Copy the data exactly; pictures stay out of the copy.

════════════════

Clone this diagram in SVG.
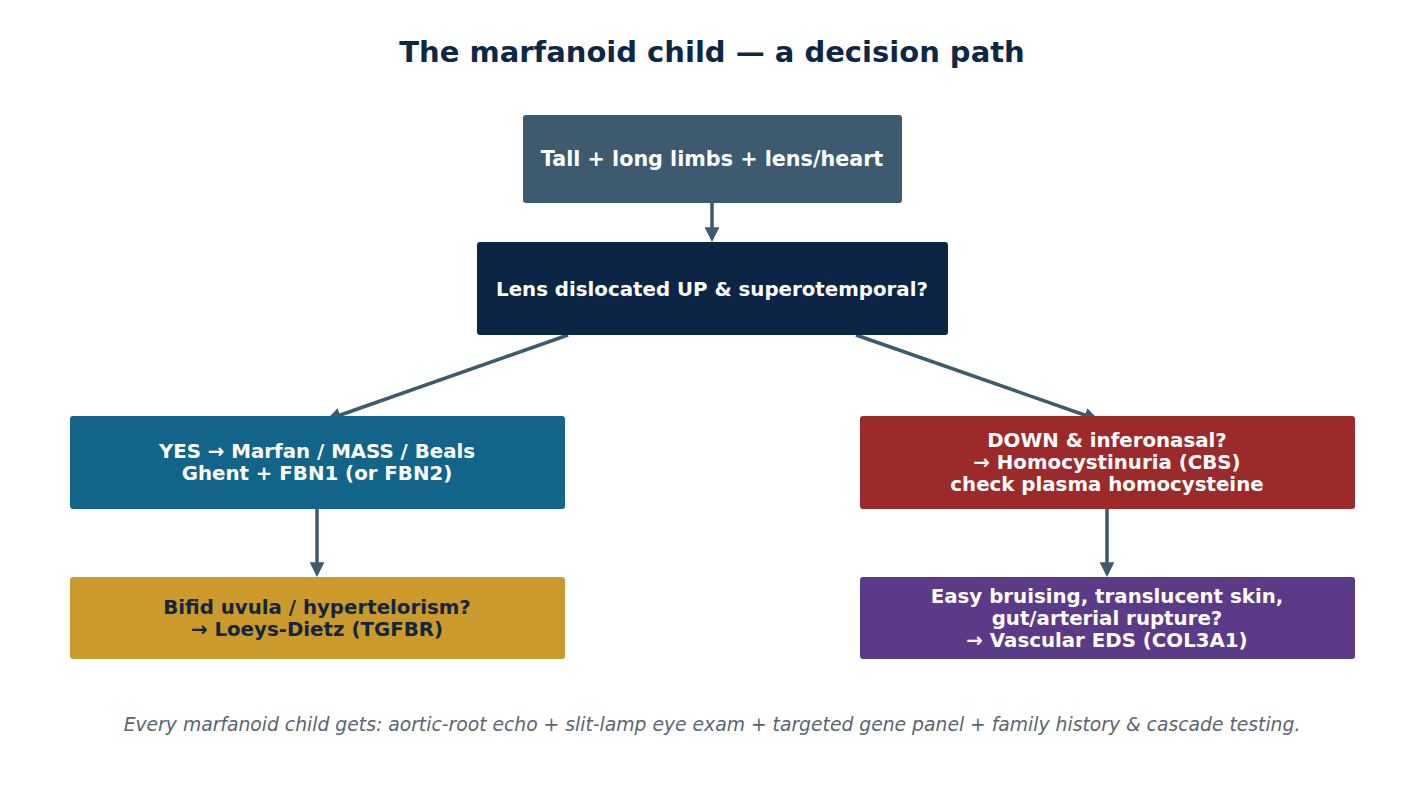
<svg xmlns="http://www.w3.org/2000/svg" width="1425" height="792" viewBox="0 0 1425 792">
<style>
.t{font-family:"DejaVu Sans",sans-serif;font-weight:bold;text-anchor:middle;font-size:19.8px;fill:#ffffff}
.d{fill:#13263d}
.c{stroke:#3d5a6e;stroke-width:3.5;fill:none;marker-end:url(#ah)}
</style>
<defs>
<marker id="ah" viewBox="0 0 10 10" refX="8" refY="5" markerWidth="4.2" markerHeight="4.2" orient="auto" markerUnits="strokeWidth">
<path d="M0,0 L10,5 L0,10 z" fill="#3d5a6e"/>
</marker>
</defs>
<rect width="1425" height="792" fill="#ffffff"/>
<text x="712" y="62" style="font-family:'DejaVu Sans',sans-serif;font-weight:bold;font-size:29px;fill:#0d2847;text-anchor:middle">The marfanoid child — a decision path</text>
<g id="connectors">
<line class="c" x1="712" y1="203" x2="712" y2="239"/>
<line class="c" x1="568" y1="335" x2="329" y2="419"/>
<line class="c" x1="856" y1="335" x2="1096" y2="419"/>
<line class="c" x1="317" y1="509" x2="317" y2="574"/>
<line class="c" x1="1107" y1="509" x2="1107" y2="574"/>
</g>
<g id="n1">
<rect x="523" y="115" width="379" height="88" rx="3" fill="#3d5a6e"/>
<text class="t" x="712" y="166" style="font-size:20.7px">Tall + long limbs + lens/heart</text>
</g>
<g id="n2">
<rect x="477" y="242" width="471" height="93" rx="3" fill="#0c2545"/>
<text class="t" x="712" y="296">Lens dislocated UP &amp; superotemporal?</text>
</g>
<g id="n3">
<rect x="70" y="416" width="495" height="93" rx="3" fill="#136489"/>
<text class="t" x="317" y="458">YES → Marfan / MASS / Beals</text>
<text class="t" x="317" y="480">Ghent + FBN1 (or FBN2)</text>
</g>
<g id="n4">
<rect x="860" y="416" width="495" height="93" rx="3" fill="#9c2a2b"/>
<text class="t" x="1107" y="447">DOWN &amp; inferonasal?</text>
<text class="t" x="1107" y="469">→ Homocystinuria (CBS)</text>
<text class="t" x="1107" y="491">check plasma homocysteine</text>
</g>
<g id="n5">
<rect x="70" y="577" width="495" height="82" rx="3" fill="#cb9a2c"/>
<text class="t d" x="317" y="614">Bifid uvula / hypertelorism?</text>
<text class="t d" x="317" y="636">→ Loeys-Dietz (TGFBR)</text>
</g>
<g id="n6">
<rect x="860" y="577" width="495" height="82" rx="3" fill="#5b3a87"/>
<text class="t" x="1107" y="603">Easy bruising, translucent skin,</text>
<text class="t" x="1107" y="625">gut/arterial rupture?</text>
<text class="t" x="1107" y="647">→ Vascular EDS (COL3A1)</text>
</g>
<text x="712" y="731" style="font-family:'DejaVu Sans',sans-serif;font-style:italic;font-size:18.75px;fill:#5a6572;text-anchor:middle">Every marfanoid child gets: aortic-root echo + slit-lamp eye exam + targeted gene panel + family history &amp; cascade testing.</text>
</svg>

════════════════

* [Response]
Clone this diagram in SVG.
<svg xmlns="http://www.w3.org/2000/svg" width="1425" height="792" viewBox="0 0 1425 792">
<style>
.t{font-family:"DejaVu Sans",sans-serif;font-weight:bold;text-anchor:middle;font-size:19.8px;fill:#ffffff}
.d{fill:#13263d}
.c{stroke:#3d5a6e;stroke-width:3.5;fill:none;marker-end:url(#ah)}
</style>
<defs>
<marker id="ah" viewBox="0 0 10 10" refX="8" refY="5" markerWidth="4.2" markerHeight="4.2" orient="auto" markerUnits="strokeWidth">
<path d="M0,0 L10,5 L0,10 z" fill="#3d5a6e"/>
</marker>
</defs>
<rect width="1425" height="792" fill="#ffffff"/>
<text x="712" y="62" style="font-family:'DejaVu Sans',sans-serif;font-weight:bold;font-size:29px;fill:#0d2847;text-anchor:middle">The marfanoid child — a decision path</text>
<g id="connectors">
<line class="c" x1="712" y1="203" x2="712" y2="239"/>
<line class="c" x1="568" y1="335" x2="329" y2="419"/>
<line class="c" x1="856" y1="335" x2="1096" y2="419"/>
<line class="c" x1="317" y1="509" x2="317" y2="574"/>
<line class="c" x1="1107" y1="509" x2="1107" y2="574"/>
</g>
<g id="n1">
<rect x="523" y="115" width="379" height="88" rx="3" fill="#3d5a6e"/>
<text class="t" x="712" y="166" style="font-size:20.7px">Tall + long limbs + lens/heart</text>
</g>
<g id="n2">
<rect x="477" y="242" width="471" height="93" rx="3" fill="#0c2545"/>
<text class="t" x="712" y="296">Lens dislocated UP &amp; superotemporal?</text>
</g>
<g id="n3">
<rect x="70" y="416" width="495" height="93" rx="3" fill="#136489"/>
<text class="t" x="317" y="458">YES → Marfan / MASS / Beals</text>
<text class="t" x="317" y="480">Ghent + FBN1 (or FBN2)</text>
</g>
<g id="n4">
<rect x="860" y="416" width="495" height="93" rx="3" fill="#9c2a2b"/>
<text class="t" x="1107" y="447">DOWN &amp; inferonasal?</text>
<text class="t" x="1107" y="469">→ Homocystinuria (CBS)</text>
<text class="t" x="1107" y="491">check plasma homocysteine</text>
</g>
<g id="n5">
<rect x="70" y="577" width="495" height="82" rx="3" fill="#cb9a2c"/>
<text class="t d" x="317" y="614">Bifid uvula / hypertelorism?</text>
<text class="t d" x="317" y="636">→ Loeys-Dietz (TGFBR)</text>
</g>
<g id="n6">
<rect x="860" y="577" width="495" height="82" rx="3" fill="#5b3a87"/>
<text class="t" x="1107" y="603">Easy bruising, translucent skin,</text>
<text class="t" x="1107" y="625">gut/arterial rupture?</text>
<text class="t" x="1107" y="647">→ Vascular EDS (COL3A1)</text>
</g>
<text x="712" y="731" style="font-family:'DejaVu Sans',sans-serif;font-style:italic;font-size:18.75px;fill:#5a6572;text-anchor:middle">Every marfanoid child gets: aortic-root echo + slit-lamp eye exam + targeted gene panel + family history &amp; cascade testing.</text>
</svg>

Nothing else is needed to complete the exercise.